Tom Hebert’s “Congress should dismantle multibillion-dollar trial lawyer grift” (web, Feb. 21) brought to mind a live TV news interview I watched about 30 years ago. Doctors in Miami were on strike, refusing to provide emergency room duty at city hospitals as a protest against the high malpractice insurance rates they were being required to pay.

Interviewing the president of the local doctors union, the reporter asked if it was true that the malpractice insurance rates were so high because there was a small group of doctors that was constantly being sued by their patients, affecting the rates of all doctors. When the doctor said yes, the reporter asked why the union didn’t take action to have the offending doctors’ licenses suspended. The union president said they tried, but the same lawyers who sued the doctors for malpractice protected them from being suspended.

I’ve never seen reference to that interview since, and it’s a pity.
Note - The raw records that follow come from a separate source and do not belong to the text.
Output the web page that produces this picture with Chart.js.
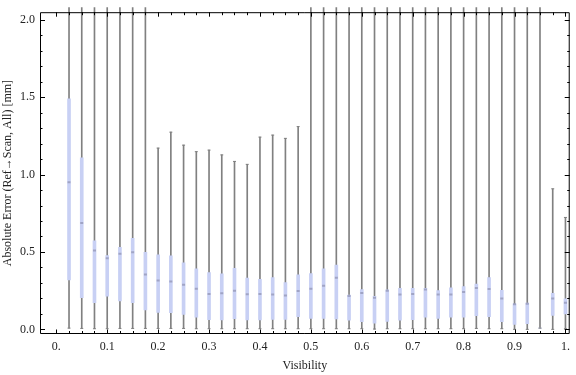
<!DOCTYPE html>
<html><head><meta charset="utf-8">
<script src="https://cdn.jsdelivr.net/npm/chart.js@4.4.0/dist/chart.umd.min.js"></script>
<style>html,body{margin:0;padding:0;background:#fff;}canvas{display:block;}</style>
</head><body>
<canvas id="c" width="576" height="375" style="width:576px;height:375px"></canvas>
<script>
// ---- data ----
const visibility = [0.025,0.05,0.075,0.1,0.125,0.15,0.175,0.2,0.225,0.25,
  0.275,0.3,0.325,0.35,0.375,0.4,0.425,0.45,0.475,0.5,
  0.525,0.55,0.575,0.6,0.625,0.65,0.675,0.7,0.725,0.75,
  0.775,0.8,0.825,0.85,0.875,0.9,0.925,0.95,0.975,1.0];
const whiskerLow = [0.008,0.006,0.004,0.004,0.006,0.006,0.006,0.006,0.006,0.006,
  0.004,0.004,0.004,0.004,0.004,0.004,0.004,0.004,0.004,0.004,
  0.004,0.004,0.004,0.004,0.002,0.004,0.004,0.004,0.004,0.004,
  0.004,0.004,0.006,0.004,0.004,0.0,0.0,0.008,0.0,0.004];
const q1 = [0.32,0.204,0.172,0.214,0.183,0.172,0.126,0.109,0.107,0.097,
  0.078,0.063,0.061,0.069,0.061,0.061,0.065,0.065,0.082,0.071,
  0.071,0.067,0.059,0.050,0.040,0.052,0.059,0.063,0.078,0.071,
  0.078,0.078,0.088,0.082,0.050,0.032,0.036,0.008,0.090,0.099];
const median = [0.95,0.687,0.509,0.46,0.488,0.498,0.355,0.315,0.309,0.288,
  0.263,0.229,0.233,0.250,0.227,0.229,0.225,0.219,0.248,0.263,
  0.282,0.334,0.215,0.235,0.204,0.25,0.225,0.229,0.257,0.225,
  0.225,0.241,0.267,0.260,0.200,0.162,0.166,null,0.200,0.172];
const q3 = [1.49,1.108,0.572,0.477,0.530,0.588,0.498,0.481,0.475,0.429,
  0.391,0.366,0.359,0.395,0.332,0.324,0.334,0.303,0.353,0.361,
  0.391,0.416,0.221,0.257,0.214,0.255,0.265,0.265,0.265,0.250,
  0.269,0.277,0.292,0.334,0.252,0.165,0.170,0.008,0.233,0.197];
const whiskerHigh = [2.5,2.5,2.5,2.5,2.5,2.5,2.5,1.171,1.274,1.19,
  1.148,1.158,1.127,1.085,1.066,1.242,1.255,1.234,1.310,2.5,
  2.5,2.5,2.5,2.5,2.5,2.5,2.5,2.5,2.5,2.5,
  2.5,2.5,2.5,2.5,2.5,2.5,2.5,2.5,0.908,0.723];
const xTickValues = [0,0.1,0.2,0.3,0.4,0.5,0.6,0.7,0.8,0.9,1.0];
const xTickLabels = ["0.","0.1","0.2","0.3","0.4","0.5","0.6","0.7","0.8","0.9","1."];
const yTickValues = [0,0.5,1.0,1.5,2.0];
const yTickLabels = ["0.0","0.5","1.0","1.5","2.0"];
const xMinorStep = 0.025, yMinorStep = 0.1;
const X_MIN = -0.032, X_MAX = 1.0084, Y_MIN = -0.03, Y_MAX = 2.049;

const FONT = '"Liberation Serif", "Times New Roman", serif';
const TXT = '#222';
const WHISKER = '#808080';
const BOX = '#c8d0f4';

const framePlugin = {
  id: 'frame',
  afterDatasetsDraw(chart) {
    const {ctx, chartArea: a, scales: {x, y}} = chart;
    ctx.save();
    ctx.strokeStyle = '#000';
    ctx.lineWidth = 1;
    ctx.beginPath();
    ctx.rect(a.left + 0.5, a.top + 0.5, a.right - a.left - 1, a.bottom - a.top - 1);
    ctx.stroke();
    ctx.beginPath();
    for (let k = 0; k * xMinorStep <= 1.0001; k++) {
      const px = Math.round(x.getPixelForValue(k * xMinorStep)) + 0.5;
      const len = (k % 4 === 0) ? 4.5 : 3;
      ctx.moveTo(px, a.bottom); ctx.lineTo(px, a.bottom - len);
      ctx.moveTo(px, a.top); ctx.lineTo(px, a.top + len);
    }
    for (let k = 0; k * yMinorStep <= 2.0001; k++) {
      const py = Math.round(y.getPixelForValue(k * yMinorStep)) + 0.5;
      const len = (k % 5 === 0) ? 5 : 2.5;
      ctx.moveTo(a.left, py); ctx.lineTo(a.left + len, py);
      ctx.moveTo(a.right, py); ctx.lineTo(a.right - len, py);
    }
    ctx.stroke();
    ctx.restore();
  }
};

const whiskerData = visibility.map((v, i) => ({x: v, y: [whiskerLow[i], whiskerHigh[i]]}));
const boxData = visibility.map((v, i) => ({x: v, y: [q1[i], q3[i]]}));
const medianData = visibility.map((v, i) => ({x: v, y: median[i]})).filter(p => p.y !== null);
const capData = [];
visibility.forEach((v, i) => {
  capData.push({x: v, y: whiskerLow[i]});
  if (whiskerHigh[i] < Y_MAX) capData.push({x: v, y: whiskerHigh[i]});
});

new Chart(document.getElementById('c'), {
  type: 'bar',
  data: {
    datasets: [
      {type: 'bar', data: whiskerData, backgroundColor: WHISKER, borderWidth: 0,
       barThickness: 1, grouped: false, order: 4, clip: {left: 1, top: 5, right: 1, bottom: 0}},
      {type: 'bar', data: boxData, backgroundColor: BOX, borderWidth: 0,
       barThickness: 3, grouped: false, order: 3, clip: {left: 2, top: 5, right: 2, bottom: 0}},
      {type: 'scatter', data: capData, showLine: false, pointStyle: 'line', pointRadius: 1.5,
       pointBorderWidth: 1, pointBorderColor: WHISKER, pointBackgroundColor: WHISKER, order: 2, clip: 3},
      {type: 'scatter', data: medianData, showLine: false, pointStyle: 'line', pointRadius: 1.5,
       pointBorderWidth: 2, pointBorderColor: 'rgba(120,120,150,0.5)', order: 1, clip: 3}
    ]
  },
  options: {
    responsive: false,
    devicePixelRatio: 1,
    animation: false,
    events: [],
    layout: {padding: {top: 4, right: 1, left: 0, bottom: 0}},
    plugins: {legend: {display: false}, tooltip: {enabled: false}},
    scales: {
      x: {
        type: 'linear', min: X_MIN, max: X_MAX, offset: false,
        grid: {display: false, drawTicks: false, offset: false},
        border: {display: false},
        afterBuildTicks: s => { s.ticks = xTickValues.map(v => ({value: v})); },
        ticks: {autoSkip: false, maxRotation: 0, padding: 6, color: TXT,
                font: {family: FONT, size: 12}, callback: (v, i) => xTickLabels[i]},
        title: {display: true, text: 'Visibility', color: TXT,
                font: {family: FONT, size: 12}, padding: {top: 0, bottom: 2}},
        afterFit: s => { s.height = 41; }
      },
      y: {
        type: 'linear', min: Y_MIN, max: Y_MAX,
        grid: {display: false, drawTicks: false},
        border: {display: false},
        afterBuildTicks: s => { s.ticks = yTickValues.map(v => ({value: v})); },
        ticks: {autoSkip: false, padding: 5, color: TXT,
                font: {family: FONT, size: 12}, callback: (v, i) => yTickLabels[i]},
        title: {display: true, text: 'Absolute Error (Ref\u2192Scan, All) [mm]', color: TXT,
                font: {family: FONT, size: 12}, padding: {top: 1, bottom: 0}},
        afterFit: s => { s.width = 40; }
      }
    }
  },
  plugins: [framePlugin]
});
</script>
</body></html>
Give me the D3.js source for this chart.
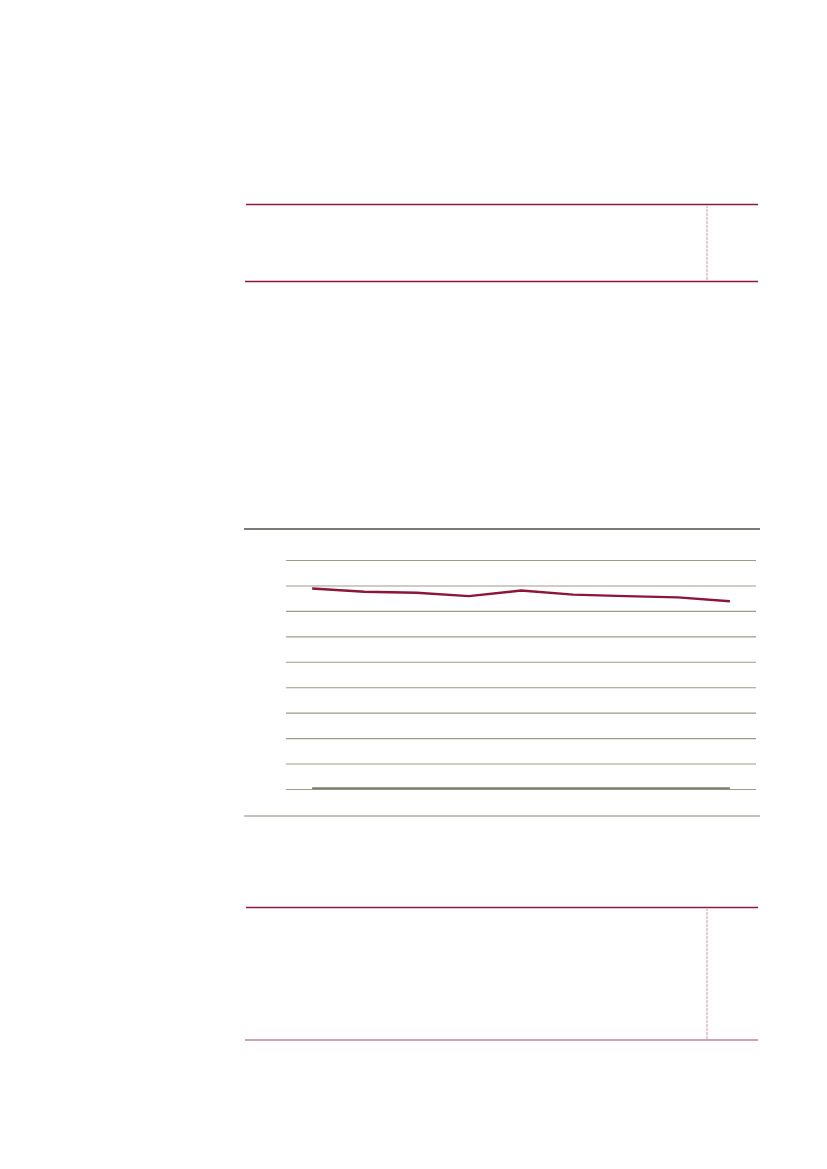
<!DOCTYPE html>
<html>
<head>
<meta charset="utf-8">
<script src="https://cdn.jsdelivr.net/npm/d3@7"></script>
<style>
  html, body { margin: 0; padding: 0; background: #fff; }
  svg { display: block; }
</style>
</head>
<body>
<div id="page"></div>
<script>
// chart values
var periods = [1, 2, 3, 4, 5, 6, 7, 8, 9];
var seriesMain = [7.88, 7.75, 7.71, 7.58, 7.80, 7.64, 7.58, 7.53, 7.38];
var seriesBase = [0, 0, 0, 0, 0, 0, 0, 0, 0];
var yTicks = [0, 1, 2, 3, 4, 5, 6, 7, 8, 9];

var svg = d3.select('#page')
  .append('svg')
  .attr('width', 827)
  .attr('height', 1169);

svg.append('rect')
  .attr('width', 827).attr('height', 1169)
  .attr('fill', '#fff');

function rule(x1, x2, y, colour, w) {
  svg.append('line')
    .attr('x1', x1).attr('x2', x2)
    .attr('y1', y).attr('y2', y)
    .attr('stroke', colour)
    .attr('stroke-width', w);
}

function dashed(x, y1, y2) {
  svg.append('line')
    .attr('x1', x).attr('x2', x)
    .attr('y1', y1).attr('y2', y2)
    .attr('stroke', '#e8b8c6')
    .attr('stroke-width', 1.5)
    .attr('stroke-dasharray', '3,1');
}

// top table box
rule(246, 758, 204.5, '#8c1a3c', 1.4);
rule(245, 758, 281.5, '#8c1a3c', 1.4);
dashed(707, 205, 281);

// chart frame
rule(244, 760, 529, '#505048', 1.5);
rule(244, 760, 816, '#b0b0a2', 1.6);

// chart
var x = d3.scalePoint()
  .domain(periods)
  .range([286, 756])
  .padding(0.5);

var y = d3.scaleLinear()
  .domain([0, 9])
  .range([789, 560]);

var yAxis = d3.axisLeft(y)
  .tickValues(yTicks)
  .tickSize(-(756 - 286))
  .tickFormat('');

var g = svg.append('g')
  .attr('transform', 'translate(286,0)')
  .call(yAxis);
g.select('.domain').remove();
g.selectAll('.tick line')
  .attr('stroke', '#9c9c88')
  .attr('stroke-width', 1.1);

var line = d3.line()
  .x(function(d, i) { return x(periods[i]); })
  .y(function(d) { return y(d); });

svg.append('path')
  .datum(seriesBase)
  .attr('fill', 'none')
  .attr('stroke', '#7e7e6c')
  .attr('stroke-width', 2)
  .attr('transform', 'translate(0,-0.8)')
  .attr('d', line);

svg.append('path')
  .datum(seriesMain)
  .attr('fill', 'none')
  .attr('stroke', '#8c1538')
  .attr('stroke-width', 2.4)
  .attr('d', line);

// bottom table box
rule(246, 758, 907.5, '#8c1a3c', 1.4);
rule(245, 758, 1040, '#c0809a', 1.6);
dashed(707, 908, 1040);
</script>
</body>
</html>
Almost all civilized countries have “loser pays” laws, requiring the loser to pay the winner’s legal costs in litigation action. These laws have been extremely effective at reducing the kind of grift Mr. Hebert cites in his op-ed, for obvious reasons (i.e., plaintiffs aren’t nearly as quick to join in if they have financial risk).



But every time someone in Congress tries to initiate a bill to make such a law, the American Bar Association blocks it by claiming that it would discriminate against poor people. Wake up, America.